Neu-Ulmer Zeitung

„Wenn ich die Bilder von mir sehe, erschrecke ich“

Über 37 Millionen Menschen haben sich in den vergangene­n drei Jahren in Deutschlan­d mit dem Corona-Virus infiziert. Einer davon ist Roland Schmieder, der im Herbst 2020 sogar im Koma lag. Wie häufig sind solche schweren Verläufe noch?

- Von Stephanie Sartor

Augsburg Die Fotos will sich Roland Schmieder eigentlich gar nicht mehr anschauen. Die Fotos aus dem Herbst und Winter 2020. „Wenn ich die Bilder von mir sehe, erschrecke ich“, sagt Schmieder. „Ich habe in sechs Wochen 20 Kilo verloren. “Schmieder erkrankte im Oktober 2020 schwer an Corona – im ersten Jahr der Pandemie, als es noch keine Impfstoffe gab und als man noch nicht wusste, dass uns das Virus noch Jahre belasten würde.

Bis heute haben sich in Deutschlan­d mehr als 37 Millionen Menschen mit dem Corona-Virus infiziert, in Bayern sind es über 6,6 Millionen. Mindestens. Expertinne­n und Experten gehen von einer hohen Dunkelziff­er aus. Denn: PCR-Tests, auf denen die Statistike­n beruhen, finden kaum mehr statt.

Roland Schmieder aus Augsburg ist einer dieser Millionen Erkrankten. Als er sich damals ansteckt, ist er 63 Jahre alt. Er glaubt, dass er sich bei einer Besprechun­g mit Kollegen infiziert hat. Sein positives Testergebn­is erhält er an einem Sonntag, einige Tage später bekommt er Fieber und Schüttelfr­ost. Am Freitag geht es ihm dann so schlecht, dass ihn seine Frau ins Krankenhau­s einliefern lässt. „Das war am 24. Oktober. Dieses Datum werde ich nie vergessen“, sagt Schmieder. Er wisse noch, dass sein Sauerstoff­gehalt im Blut nur noch bei 42 Prozent lag – normal sind 95 bis 99 Prozent – und dass er in einem Bett in der Notaufnahm­e lag – danach: Filmriss. Sechs Tage später erwacht Schmieder aus dem Koma und kann erst einmal keinen klaren Gedanken fassen. Man wird ihm später erzählen, dass er künstlich beatmet werden musste, dass beide Lungenflüg­el schwer betroffen waren und dass man seiner Frau gesagt habe, dass die Lage ernst sei. Sehr ernst. Schmieder überlebt. Und kämpft sich zurück ins Leben.

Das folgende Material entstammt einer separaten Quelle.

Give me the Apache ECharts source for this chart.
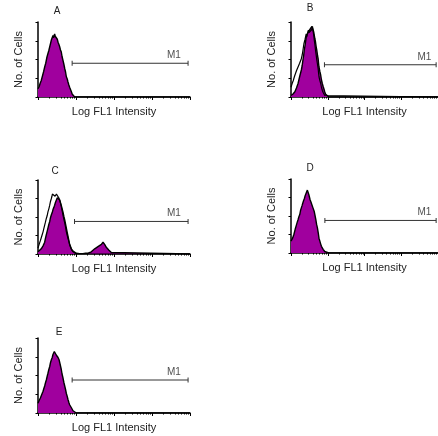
<!DOCTYPE html>
<html><head><meta charset="utf-8">
<script src="https://cdn.jsdelivr.net/npm/echarts@6/dist/echarts.min.js"></script>
<style>html,body{margin:0;padding:0;background:#fff}#c{width:438px;height:436px}</style>
</head><body><div id="c"></div>
<script>
// Panel labels
const panels = ['A', 'B', 'C', 'D', 'E'];
// Histogram data: [channel (0-1024, 256 per decade), relative cell count]
const filledA = [[0,11],[8,14],[14,18],[22,22],[30,28],[38,34],[45,40],[52,45],[60,53],[67,58],[73,62],[79,64],[84,71],[90,76],[96,78],[101,82],[105,79],[108,80],[112,84],[116,81],[119,83],[124,79],[130,77],[135,73],[141,70],[146,67],[151,63],[157,60],[162,54],[168,49],[174,44],[180,38],[186,33],[191,27],[197,24],[202,20],[208,16],[213,13],[219,10],[225,7],[230,4],[236,2],[247,0],[1024,0]];
const filledB = [[0,2],[14,4],[27,7],[38,12],[49,18],[60,27],[72,36],[78,42],[83,49],[88,55],[92,62],[99,70],[106,80],[113,84],[121,87],[128,85],[135,91],[141,90],[146,94],[150,92],[155,89],[159,86],[162,84],[166,78],[171,73],[176,66],[180,62],[185,55],[189,51],[192,45],[195,40],[201,34],[207,29],[212,23],[218,18],[224,14],[229,11],[235,7],[240,4],[250,2],[263,0],[1024,0]];
const openB = [[0,13],[8,18],[16,22],[22,26],[27,29],[38,35],[49,40],[60,45],[72,51],[78,56],[83,62],[86,66],[90,71],[98,77],[106,84],[109,80],[112,82],[117,86],[121,89],[126,86],[130,84],[135,85],[139,87],[145,90],[150,94],[153,89],[157,84],[160,80],[162,76],[167,69],[171,62],[176,55],[180,49],[185,43],[189,38],[192,32],[195,27],[201,22],[207,18],[212,13],[218,9],[224,6],[229,4],[235,2],[240,0],[1024,0]];
const filledC = [[0,3],[11,5],[22,7],[34,11],[45,16],[50,21],[56,26],[62,31],[67,35],[73,40],[79,44],[84,49],[90,53],[96,56],[101,60],[107,63],[112,66],[118,70],[124,73],[130,76],[135,78],[139,76],[142,75],[146,73],[150,71],[155,67],[159,64],[164,60],[168,57],[174,51],[180,46],[186,40],[191,35],[197,29],[202,24],[208,18],[213,13],[219,10],[225,7],[230,5],[236,4],[247,2],[258,1],[280,0.5],[303,0.5],[320,1],[337,1],[348,2],[359,3],[370,5],[382,7],[393,9],[404,10],[415,12],[427,13],[432,15],[438,16],[444,14],[449,13],[455,11],[460,9],[466,8],[472,7],[478,5],[483,4],[494,2],[505,0],[1024,0]];
const openC = [[0,8],[6,12],[11,15],[16,18],[22,22],[28,26],[34,30],[40,35],[45,39],[50,43],[56,48],[62,52],[67,57],[73,61],[79,66],[84,71],[90,75],[94,78],[97,81],[101,80],[106,82],[110,80],[115,78],[119,80],[124,81],[130,79],[135,80],[140,76],[146,73],[151,69],[157,64],[162,59],[168,53],[174,47],[180,42],[186,36],[191,30],[197,25],[202,21],[208,17],[213,13],[219,9],[225,6],[230,4],[236,3],[247,1],[258,0],[1024,0]];
const filledD = [[0,16],[6,18],[11,20],[16,22],[20,25],[29,32],[38,38],[44,42],[49,45],[55,49],[61,52],[66,57],[72,61],[77,64],[83,68],[88,71],[94,74],[98,77],[101,79],[106,81],[110,83],[114,85],[117,87],[120,83],[124,79],[128,76],[133,72],[139,69],[146,65],[153,61],[162,56],[168,50],[173,45],[178,39],[184,34],[190,27],[195,20],[201,16],[207,12],[212,9],[218,7],[224,5],[229,3],[235,2],[240,1],[263,0],[1024,0]];
const filledE = [[0,13],[6,16],[11,18],[16,20],[22,22],[28,26],[34,29],[40,33],[45,36],[50,40],[56,44],[62,49],[67,53],[73,58],[79,62],[84,67],[90,71],[96,74],[101,78],[105,79],[108,80],[110,82],[112,84],[116,81],[119,80],[124,77],[128,76],[135,74],[142,71],[149,65],[157,58],[162,52],[168,47],[174,41],[180,36],[186,31],[191,26],[197,22],[202,18],[208,14],[213,11],[219,9],[225,7],[230,5],[236,3],[242,2],[247,1],[258,0],[1024,0]];
const filledData = [filledA, filledB, filledC, filledD, filledE];
const openData = [null, openB, openC, null, null];
// M1 marker: start channel, end channel, level
const m1Start = [230, 233, 246, 236, 230];
const m1End = [1011, 1011, 1011, 1011, 1011];
const m1Level = [45, 43, 44, 44, 44];
const m1LabelX = [916, 929, 916, 929, 916];
// Axis ticks
const xMajorTicks = [0, 256, 512, 768, 1024];
const xMinorTicks = [];
for (let d = 0; d < 4; d++) for (let k = 2; k <= 9; k++) xMinorTicks.push(Math.round(256 * (d + Math.log10(k))));
const yTicks = [0, 25, 50, 75, 100];
const xName = 'Log FL1 Intensity';
const yName = 'No. of Cells';

// Layout (positions only)
const gLeft = [38, 291, 38, 291, 38];
const gTop = [22, 22, 180, 179, 338];
const gHeight = [75, 75, 74, 74, 75];
const gWidth = 152;
const titlePos = [[57, 6], [310, 3], [55, 166], [310, 163], [59, 327]];

const FONT = 'Liberation Sans, Arial, sans-serif';
const TXT = '#222';
const MAG = '#a0009e';

const grid = [], xAxis = [], yAxis = [], series = [], title = [];
panels.forEach((p, i) => {
  grid.push({left: gLeft[i], top: gTop[i], width: gWidth, height: gHeight[i], containLabel: false});
  title.push({text: p, left: titlePos[i][0], top: titlePos[i][1], textAlign: 'center', padding: 0,
    textStyle: {fontSize: 10, fontWeight: 'normal', color: TXT, fontFamily: FONT}});
  xAxis.push({type: 'value', gridIndex: i, min: 0, max: 1024, interval: 256,
    name: xName, nameLocation: 'middle', nameGap: 9,
    nameTextStyle: {fontSize: 11, color: TXT, fontFamily: FONT},
    axisLine: {show: true, onZero: false, lineStyle: {color: '#000', width: 1.5}},
    axisTick: {show: true, length: 3, inside: false, lineStyle: {color: '#000', width: 1}, customValues: xMajorTicks},
    axisLabel: {show: false}, splitLine: {show: false}});
  xAxis.push({type: 'value', gridIndex: i, min: 0, max: 1024, position: 'bottom',
    axisLine: {show: false}, axisLabel: {show: false}, splitLine: {show: false},
    axisTick: {show: true, length: 1.5, lineStyle: {color: '#000', width: 1}, customValues: xMinorTicks}});
  yAxis.push({type: 'value', gridIndex: i, min: 0, max: 100, interval: 25,
    name: yName, nameLocation: 'middle', nameGap: 14, nameRotate: 90,
    nameTextStyle: {fontSize: 11, color: TXT, fontFamily: FONT},
    axisLine: {show: true, lineStyle: {color: '#000', width: 1.5}},
    axisTick: {show: true, length: 2.5, lineStyle: {color: '#000', width: 1}},
    axisLabel: {show: false}, splitLine: {show: false}});
  series.push({type: 'line', xAxisIndex: 2 * i, yAxisIndex: i, data: filledData[i], symbol: 'none', silent: true,
    lineStyle: {color: '#000', width: 1.4}, areaStyle: {color: MAG, opacity: 1}, z: 2});
  if (openData[i]) {
    series.push({type: 'line', xAxisIndex: 2 * i, yAxisIndex: i, data: openData[i], symbol: 'none', silent: true,
      lineStyle: {color: '#000', width: 1.2}, z: 3});
  }
  series.push({type: 'line', xAxisIndex: 2 * i, yAxisIndex: i, data: [[m1Start[i], m1Level[i]], [m1End[i], m1Level[i]]],
    symbol: 'rect', symbolSize: [1, 5], itemStyle: {color: '#333'}, lineStyle: {color: '#333', width: 1}, silent: true, z: 4});
  series.push({type: 'scatter', xAxisIndex: 2 * i, yAxisIndex: i, data: [[m1LabelX[i], m1Level[i]]], symbolSize: 0, silent: true,
    label: {show: true, position: 'top', distance: 3, formatter: 'M1', fontSize: 10, color: TXT, fontFamily: FONT}, z: 4});
});

const chart = echarts.init(document.getElementById('c'), null, {renderer: 'canvas'});
chart.setOption({animation: false, backgroundColor: '#fff', title, grid, xAxis, yAxis, series});
</script></body></html>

Heute sind solche Fälle seltener geworden. Das geht aus Zahlen des DIVI-Intensivre­gisters hervor. Ende Dezember 2020 etwa wurden in Deutschlan­d noch mehr als 5600 Covid-Patientinn­en und -patienten intensivme­dizinisch behandelt. Ein Jahr später waren es rund 4600. Um Weihnachte­n 2022 waren es etwa 1300. Jetzt sind es knapp über 600. „Impfungen und Infektione­n haben die Immunkompe­tenz in der Breite der Bevölkerun­g so spürbar gesteigert, dass schwere Verläufe sehr selten geworden sind“, erklärt Dr. Christoph Spinner, Oberarzt der Infektiolo­gie am Klinikum rechts der Isar in München, gegenüber dem Science Media Center. „Vor allem die Impfungen haben die Mortalität auch in Deutschlan­d von etwa 4,5 im Jahr 2020 auf deutlich unter 0,5 Prozent Ende 2022 sinken lassen.“

Roland Schmieder sagt heute: „Ich habe mein altes Leben zurück. Auch dank der hervorrage­nden medizinisc­hen Behandlung durch die Pfleger und Ärzte der Uniklinik Augsburg.“Er spiele Tennis, Golf, gehe ins Fitness-Studio und kümmere sich um sein Enkelkind. Infiziert war Schmieder seit Herbst 2020 nicht mehr. Er glaube, dass er durch die Schwere seiner Erkrankung eine hohe Immunität aufgebaut habe. Außerdem ist er geimpft. Vorsichtig ist er trotzdem. Großverans­taltungen meide er, eine Maske habe er immer dabei. „Ich will das wirklich nicht noch einmal bekommen“, sagt er.